Stored items from a collection:
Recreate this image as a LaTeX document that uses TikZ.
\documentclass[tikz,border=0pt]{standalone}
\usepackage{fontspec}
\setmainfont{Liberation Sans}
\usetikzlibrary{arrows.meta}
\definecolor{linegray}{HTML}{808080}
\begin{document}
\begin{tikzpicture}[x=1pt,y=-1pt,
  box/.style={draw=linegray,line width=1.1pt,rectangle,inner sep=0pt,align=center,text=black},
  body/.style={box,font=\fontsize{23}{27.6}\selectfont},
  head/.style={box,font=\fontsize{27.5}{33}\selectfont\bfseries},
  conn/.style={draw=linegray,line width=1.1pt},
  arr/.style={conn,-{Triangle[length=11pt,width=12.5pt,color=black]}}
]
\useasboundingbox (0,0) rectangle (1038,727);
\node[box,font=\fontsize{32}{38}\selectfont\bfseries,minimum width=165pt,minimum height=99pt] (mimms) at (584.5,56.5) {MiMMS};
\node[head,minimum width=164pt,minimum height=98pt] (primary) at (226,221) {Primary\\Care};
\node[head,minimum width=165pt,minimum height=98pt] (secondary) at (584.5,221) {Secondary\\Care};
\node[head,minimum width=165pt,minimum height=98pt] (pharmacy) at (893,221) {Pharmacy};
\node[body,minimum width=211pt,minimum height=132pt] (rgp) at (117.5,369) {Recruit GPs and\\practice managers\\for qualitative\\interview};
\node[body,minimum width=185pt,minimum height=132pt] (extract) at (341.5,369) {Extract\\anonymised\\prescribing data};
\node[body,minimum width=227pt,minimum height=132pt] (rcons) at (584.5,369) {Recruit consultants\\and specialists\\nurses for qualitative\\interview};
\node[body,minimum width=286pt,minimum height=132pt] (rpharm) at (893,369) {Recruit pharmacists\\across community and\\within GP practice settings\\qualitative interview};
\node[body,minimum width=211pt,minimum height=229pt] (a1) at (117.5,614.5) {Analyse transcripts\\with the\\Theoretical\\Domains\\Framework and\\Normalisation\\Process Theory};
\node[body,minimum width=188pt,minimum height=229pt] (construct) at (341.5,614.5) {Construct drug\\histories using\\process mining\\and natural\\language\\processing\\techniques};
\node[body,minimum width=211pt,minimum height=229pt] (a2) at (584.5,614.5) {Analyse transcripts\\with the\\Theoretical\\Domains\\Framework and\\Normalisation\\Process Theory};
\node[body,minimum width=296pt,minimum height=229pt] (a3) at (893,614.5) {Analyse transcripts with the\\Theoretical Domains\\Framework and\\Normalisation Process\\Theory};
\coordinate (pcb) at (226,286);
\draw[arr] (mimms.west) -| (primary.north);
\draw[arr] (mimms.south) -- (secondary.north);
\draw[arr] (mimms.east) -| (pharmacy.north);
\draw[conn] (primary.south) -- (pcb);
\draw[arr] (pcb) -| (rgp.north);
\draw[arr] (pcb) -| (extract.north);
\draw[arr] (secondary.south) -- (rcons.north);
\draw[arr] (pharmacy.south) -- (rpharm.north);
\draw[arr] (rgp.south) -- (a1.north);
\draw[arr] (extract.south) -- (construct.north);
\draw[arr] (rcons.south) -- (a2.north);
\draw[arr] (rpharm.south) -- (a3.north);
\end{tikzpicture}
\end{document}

--

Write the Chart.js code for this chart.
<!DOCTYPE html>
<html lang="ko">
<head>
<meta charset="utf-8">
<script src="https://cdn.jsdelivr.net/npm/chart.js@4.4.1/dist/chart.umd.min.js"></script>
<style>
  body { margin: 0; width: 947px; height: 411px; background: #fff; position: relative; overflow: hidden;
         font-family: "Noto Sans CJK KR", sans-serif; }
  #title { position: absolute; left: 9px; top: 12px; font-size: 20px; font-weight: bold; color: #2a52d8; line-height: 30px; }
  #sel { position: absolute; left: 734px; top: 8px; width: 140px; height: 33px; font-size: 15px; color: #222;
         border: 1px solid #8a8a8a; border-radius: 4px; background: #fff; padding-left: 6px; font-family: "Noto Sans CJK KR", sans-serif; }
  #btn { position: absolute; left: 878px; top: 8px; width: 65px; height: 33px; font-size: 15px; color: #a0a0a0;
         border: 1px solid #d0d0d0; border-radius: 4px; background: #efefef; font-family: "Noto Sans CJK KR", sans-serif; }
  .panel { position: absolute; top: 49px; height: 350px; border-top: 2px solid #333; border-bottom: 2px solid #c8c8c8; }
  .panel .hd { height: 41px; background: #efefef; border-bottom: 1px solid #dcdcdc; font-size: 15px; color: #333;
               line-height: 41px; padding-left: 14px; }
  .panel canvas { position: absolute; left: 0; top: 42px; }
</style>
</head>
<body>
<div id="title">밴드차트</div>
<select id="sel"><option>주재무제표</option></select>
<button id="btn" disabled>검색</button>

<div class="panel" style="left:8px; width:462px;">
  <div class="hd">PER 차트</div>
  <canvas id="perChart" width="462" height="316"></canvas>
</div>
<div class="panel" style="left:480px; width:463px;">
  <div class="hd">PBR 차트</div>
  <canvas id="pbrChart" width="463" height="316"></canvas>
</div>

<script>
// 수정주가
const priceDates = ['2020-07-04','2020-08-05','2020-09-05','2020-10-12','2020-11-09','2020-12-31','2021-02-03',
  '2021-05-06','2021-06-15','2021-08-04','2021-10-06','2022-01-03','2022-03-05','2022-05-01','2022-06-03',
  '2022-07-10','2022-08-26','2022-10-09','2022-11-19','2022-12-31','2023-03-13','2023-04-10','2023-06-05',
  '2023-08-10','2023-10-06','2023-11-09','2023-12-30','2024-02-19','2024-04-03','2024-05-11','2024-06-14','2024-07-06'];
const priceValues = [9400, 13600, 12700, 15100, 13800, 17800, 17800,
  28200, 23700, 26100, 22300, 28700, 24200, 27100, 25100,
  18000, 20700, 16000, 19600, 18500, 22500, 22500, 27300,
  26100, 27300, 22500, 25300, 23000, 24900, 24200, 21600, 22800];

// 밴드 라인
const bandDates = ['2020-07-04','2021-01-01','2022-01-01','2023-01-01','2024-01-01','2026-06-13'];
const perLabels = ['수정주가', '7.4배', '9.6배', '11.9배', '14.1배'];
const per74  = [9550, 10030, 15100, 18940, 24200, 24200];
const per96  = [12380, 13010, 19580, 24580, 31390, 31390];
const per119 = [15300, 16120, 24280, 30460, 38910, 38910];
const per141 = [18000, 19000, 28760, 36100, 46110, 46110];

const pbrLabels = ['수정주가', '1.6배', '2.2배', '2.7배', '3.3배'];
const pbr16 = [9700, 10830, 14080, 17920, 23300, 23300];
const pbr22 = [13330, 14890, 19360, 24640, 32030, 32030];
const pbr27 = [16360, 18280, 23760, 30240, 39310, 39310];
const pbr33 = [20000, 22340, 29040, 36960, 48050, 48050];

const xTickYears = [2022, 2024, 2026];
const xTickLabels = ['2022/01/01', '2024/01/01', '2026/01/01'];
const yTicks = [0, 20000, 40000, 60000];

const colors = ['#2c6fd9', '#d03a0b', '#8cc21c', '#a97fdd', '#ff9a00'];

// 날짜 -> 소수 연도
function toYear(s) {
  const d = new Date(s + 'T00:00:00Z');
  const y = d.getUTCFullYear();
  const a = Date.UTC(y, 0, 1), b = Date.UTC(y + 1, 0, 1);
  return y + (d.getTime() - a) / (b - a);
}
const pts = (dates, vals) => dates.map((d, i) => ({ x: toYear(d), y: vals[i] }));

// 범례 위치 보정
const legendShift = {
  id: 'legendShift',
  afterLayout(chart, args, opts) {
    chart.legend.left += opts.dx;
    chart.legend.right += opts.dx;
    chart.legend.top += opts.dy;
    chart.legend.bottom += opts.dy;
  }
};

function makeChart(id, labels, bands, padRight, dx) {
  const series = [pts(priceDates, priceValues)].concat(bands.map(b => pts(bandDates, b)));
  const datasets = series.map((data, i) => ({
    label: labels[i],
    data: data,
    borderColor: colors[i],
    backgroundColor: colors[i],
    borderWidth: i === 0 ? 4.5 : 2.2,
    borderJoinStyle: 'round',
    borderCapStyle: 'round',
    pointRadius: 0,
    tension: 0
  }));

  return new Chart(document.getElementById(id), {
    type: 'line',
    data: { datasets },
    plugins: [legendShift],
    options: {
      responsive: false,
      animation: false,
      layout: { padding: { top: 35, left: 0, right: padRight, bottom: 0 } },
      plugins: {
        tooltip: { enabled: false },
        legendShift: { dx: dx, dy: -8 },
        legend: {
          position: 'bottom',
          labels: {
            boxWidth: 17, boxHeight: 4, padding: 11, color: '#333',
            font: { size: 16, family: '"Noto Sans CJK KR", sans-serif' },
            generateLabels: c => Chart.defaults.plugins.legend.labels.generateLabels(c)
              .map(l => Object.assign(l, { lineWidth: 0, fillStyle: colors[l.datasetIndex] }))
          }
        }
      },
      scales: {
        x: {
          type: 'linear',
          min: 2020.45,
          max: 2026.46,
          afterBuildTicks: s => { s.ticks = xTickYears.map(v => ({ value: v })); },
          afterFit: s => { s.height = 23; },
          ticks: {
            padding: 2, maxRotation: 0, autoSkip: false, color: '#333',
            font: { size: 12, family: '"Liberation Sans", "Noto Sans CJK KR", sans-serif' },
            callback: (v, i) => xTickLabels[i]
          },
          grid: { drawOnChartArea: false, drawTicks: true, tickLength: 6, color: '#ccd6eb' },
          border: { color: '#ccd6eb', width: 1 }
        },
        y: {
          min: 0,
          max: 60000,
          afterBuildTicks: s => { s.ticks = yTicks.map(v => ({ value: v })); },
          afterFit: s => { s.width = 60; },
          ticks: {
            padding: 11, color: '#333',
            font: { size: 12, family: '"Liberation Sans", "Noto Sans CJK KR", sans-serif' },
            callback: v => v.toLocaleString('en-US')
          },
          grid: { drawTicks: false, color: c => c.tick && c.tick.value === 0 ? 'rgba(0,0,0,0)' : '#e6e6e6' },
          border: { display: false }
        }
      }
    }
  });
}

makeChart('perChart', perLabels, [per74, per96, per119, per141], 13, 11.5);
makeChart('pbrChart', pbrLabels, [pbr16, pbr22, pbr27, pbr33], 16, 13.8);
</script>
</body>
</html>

▶ **Instructions to follow**
Look through the entries and find each line that has the string "this". Copy those lines.

▶ **Task solution**
Recreate this image as a LaTeX document that uses TikZ.
Write the Chart.js code for this chart.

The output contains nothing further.